In short, you delay by slowing the speed of the attack, deny the opposition the pass, and then look to dictate the direction in which they move the ball. In the process, Hummels allows others to get back, and Dortmund have eight men in their final third by the time Vitinha picks up the loose ball.

Hummels' know-how is on display again in the final clip as we see him sense the danger in time to stretch out a long leg to thwart Mbappé following a cutback from Fabián Ruiz – one of the few low crosses of this kind in the first half. "The positioning of Hummels was faultless and his reading of the game too," Solskjær said. "He was always in control."

The role of luck?

As a final point, football matches are decided not purely by coaches' strategies and players' talents. Last night, luck was cited as a factor too. "If we add together the two games, we've hit the post six times," Luis Enrique, the Paris coach, lamented. "The funny thing about football is it's a sport that's not always fair."

Solskjær, Manchester United's match winner in a 1999 UEFA Champions League final turned on its head by two injury-time goals, knows this as well as anyone. He admitted: "You can have the best tactics and play as well as you can, but the randomness of football will decide as well. Sir Alex [Ferguson] always wished us all the best and said, 'Good luck' before every game."

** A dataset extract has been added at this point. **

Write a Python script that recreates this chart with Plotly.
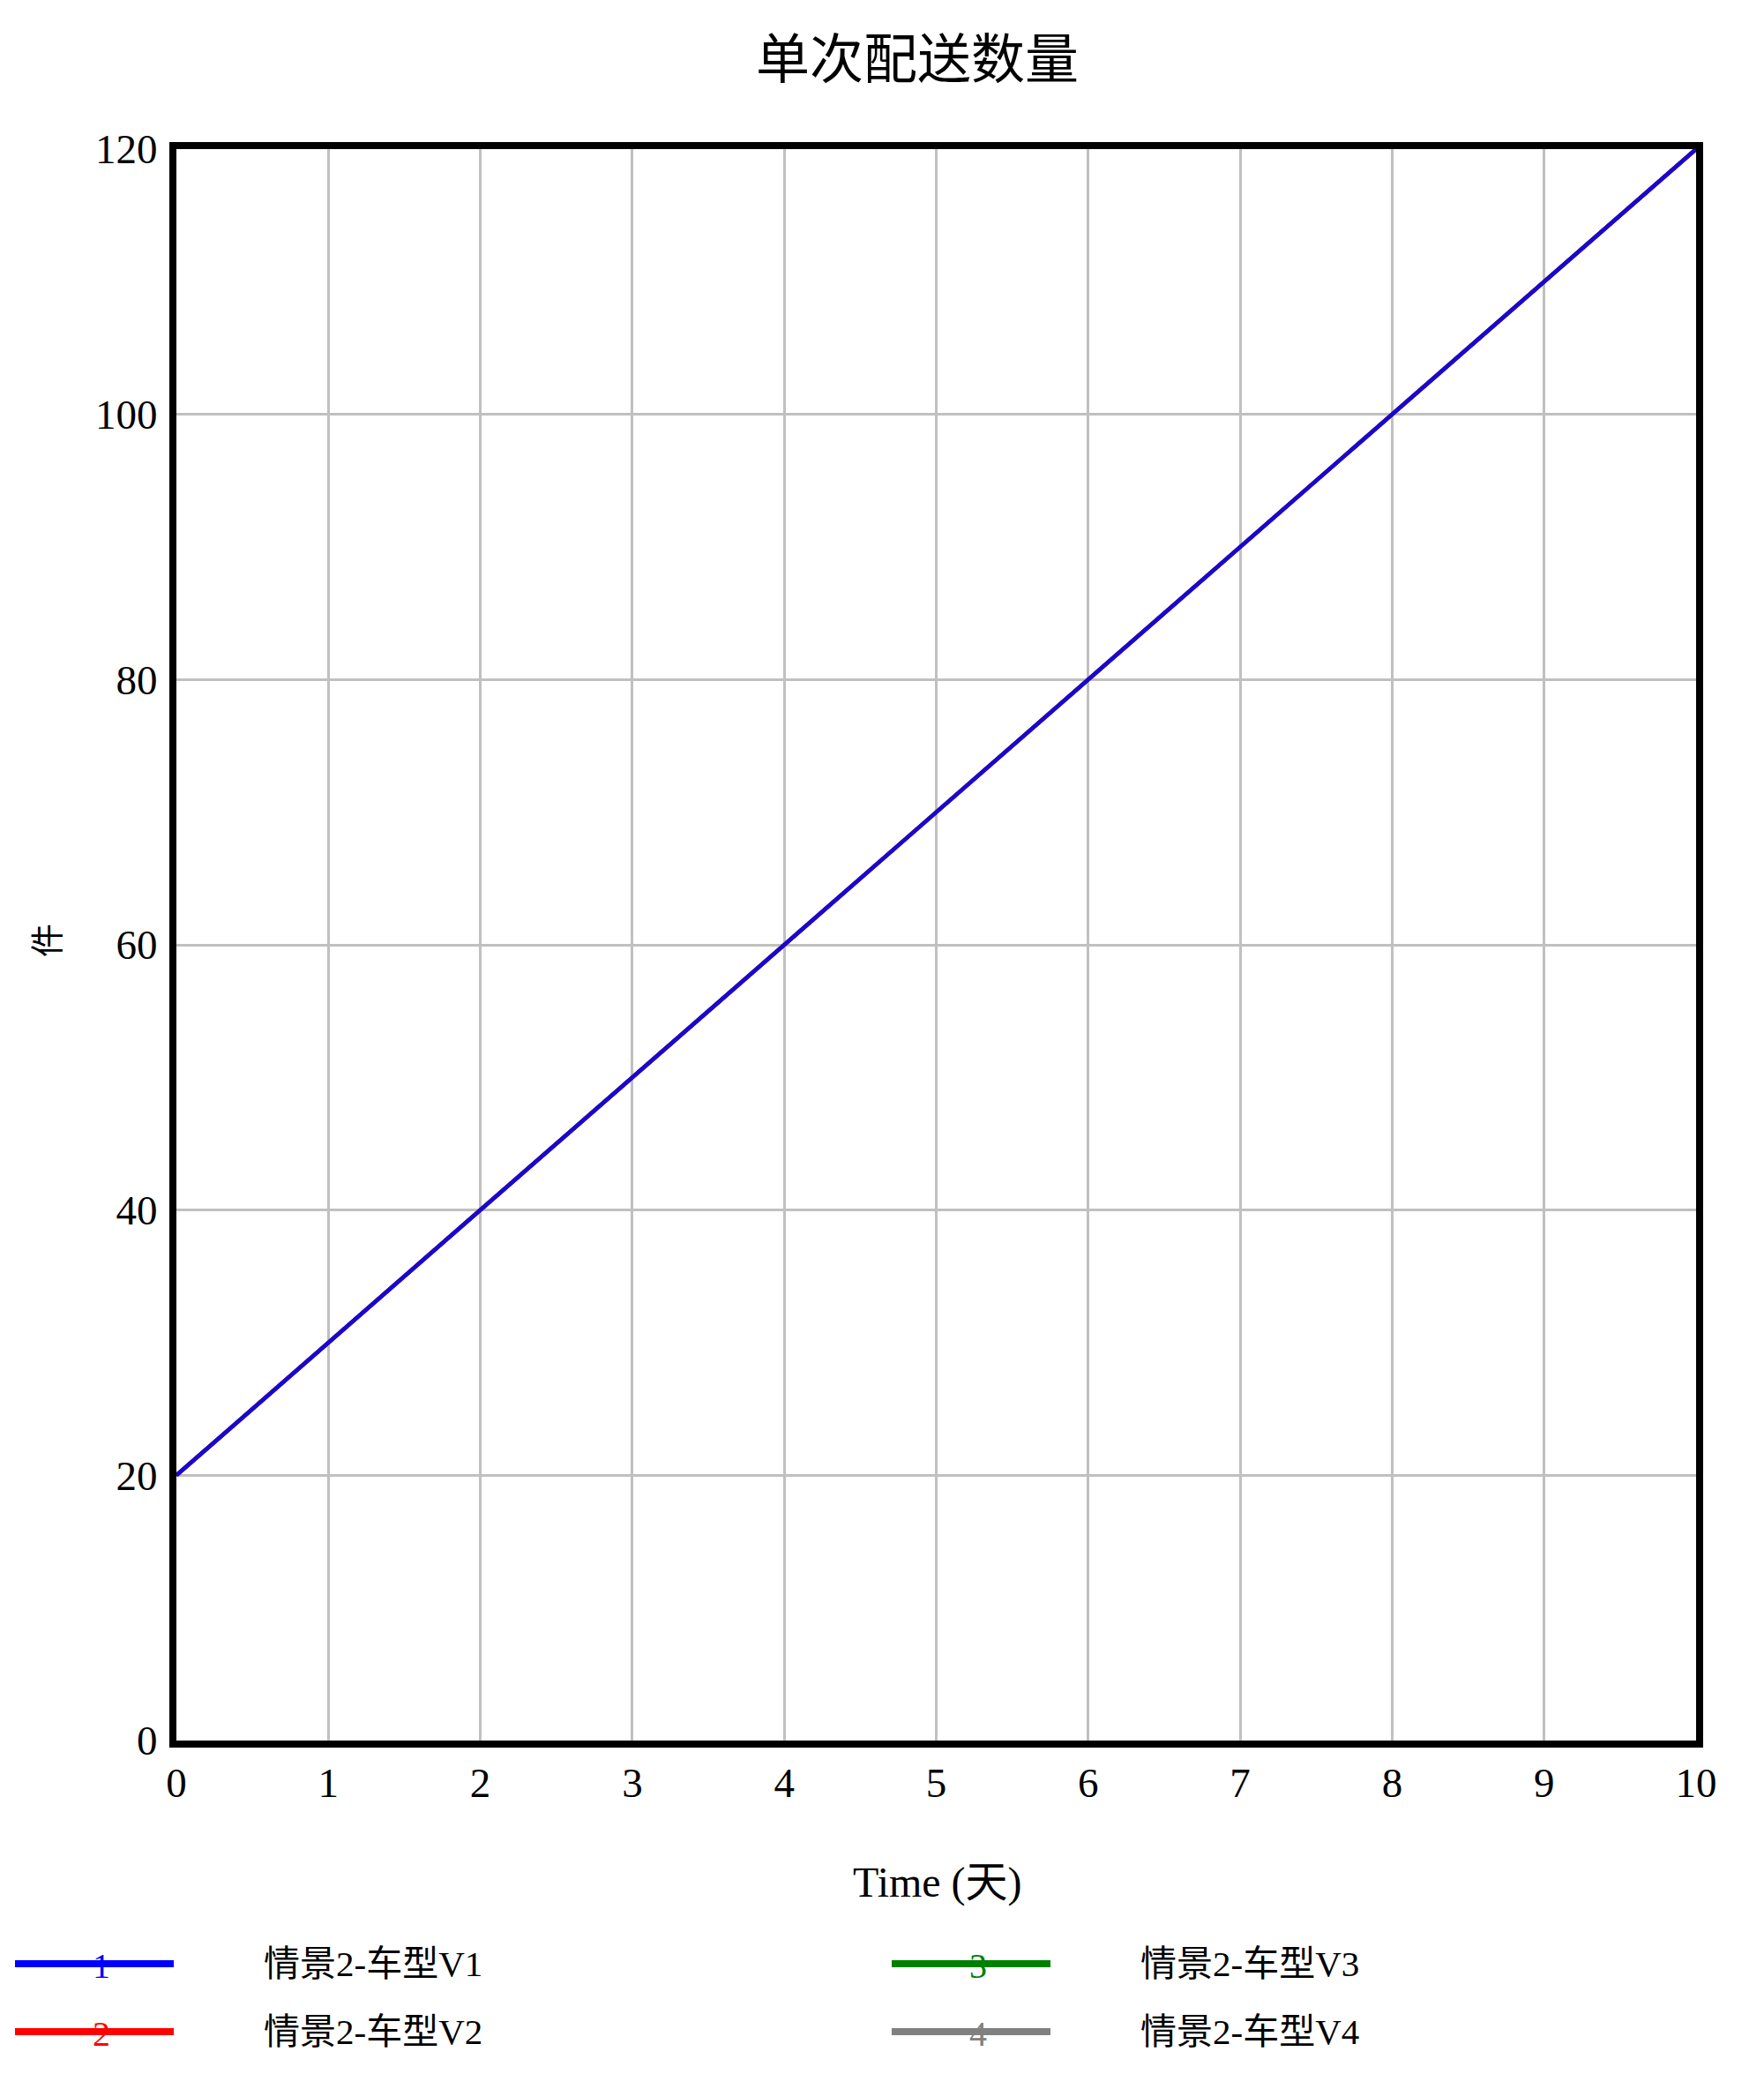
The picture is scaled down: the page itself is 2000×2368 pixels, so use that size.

But can you make that luck? "The more you practise, the more lucky you get," Solskjær observed, while reflecting how small details do matter when the margins are so narrow – such as the stray pass from Marquinhos that brought the corner for Hummels' goal. "That's concentration," he added. Marquinhos himself admitted that Paris "lacked efficiency" on a night when they had 30 shots but only five on target, thus ensuring they finished without a goal from a two-legged tie in which their combined xG (Expected goals) read 4.95.

The final word, though, can be left to Terzić. "We've been, of course, also lucky," the Dortmund coach told Canal Plus. "They hit the crossbar and the post several times and, in the end, this is what you need. You need resilience, you need belief, you need a bit of luck, and you need a good energy, and this is what we got today."